By the way, Shariah law even takes into consideration pigs, as well as mortgages, couture and the care of household pets, which are discouraged. As for pigs, they are considered "unclean." In most countries where Shariah law rules, a ham on rye is malum prohibitum — pardon my Latin. As I say, Shariah law can be pretty demanding.

This brings me to a matter that Islam's most recent celebrity convert seems not to understand. Shariah law is socially, politically, and legally, all-embracing. It is not simply a religious faith, as are various forms of Christianity. It is a polity. As Peter G. Riddell, a theologian at the Kairos Journal, wrote in response to Archbishop Williams on the Web site of the American Spectator, Shariah law "is a system that insists on society's compliance in every sector of human activity: legal, religious, economic, political, and social. Although Muslims may disagree on how to implement Islam as the total package, they do not disagree that Islam is much more than just a private expression of religious belief." So Archbishop Williams, you have had your last ham sandwich and forget the pigs knuckles. They are completely off the menu.

At the outset of this column I mentioned I am not surprised by the spiritual capitulation of the leader of the Anglican Church. Since the 1930s many in the church's leadership have been classic appeasers. They appeased the fascists. Why would we not expect them to appease religious fascists?

It is true that as World War II recedes into the mists of time, almost all big-hearted progressives or liberals (or whatever self-congratulatory term they apply to themselves) denounce Nazism and fascism with the utmost ardor. Yet when these odious movements were on the rise, many among the British elite cautioned prudence in dealing with them and some actually admired them including members of the royal family and, of course, clerics in the Anglican Church.

The recent inclination of people like Archbishop Williams to appease anti-democratic concoctions such as Shariah law might move the real defenders of democracy among us to contemplate what causes this appeasement. It is not tolerance. Archbishop Williams would not tolerate most forms of bigotry, yet he tolerates the religious bigotry and authoritarianism of Shariah. Why? It is because he is, as were his antecedents who appeased Hitler, a coward. He is afraid of rousing himself from the comforts of his London manse to oppose even those who hate him. He calculates that someone else will do the job or that the threat will subside.
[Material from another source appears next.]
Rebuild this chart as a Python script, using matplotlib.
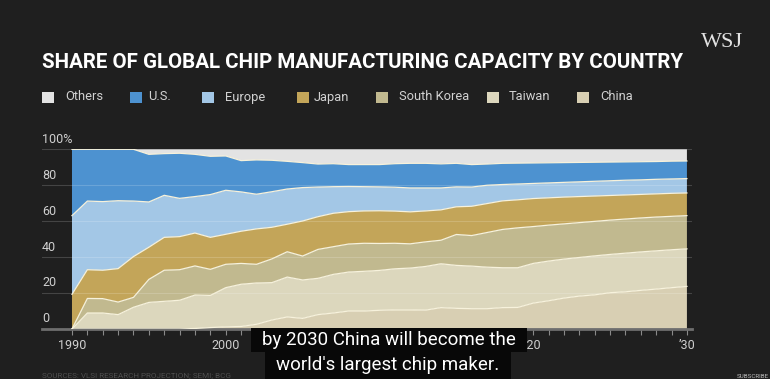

Yet there is, I suspect, another more subtle cause for his appeasement.

The bien pensant of Archbishop Williams' variety have lived in a self-contained society for the morally superior for several generations. They do not like their fellow countrymen who are not a part of that society. In a word, they do not like conservatives and others who, like conservatives, resist threats to Britain. We have the same sort of appeasers here. In both countries these self-regarding poseurs would rather proclaim tolerance toward those who hate our countries than work with the rest of us to defend our way of life. Have a lovely time at the mosque, archbishop.

R. Emmett Tyrrell Jr. is founder and editor in chief of the American Spectator, a contributing editor to the New York Sun and an adjunct scholar at the Hudson Institute. His book "The Clinton Crack-Up: The Boy President's Life After the White House" was recently published by Thomas Nelson.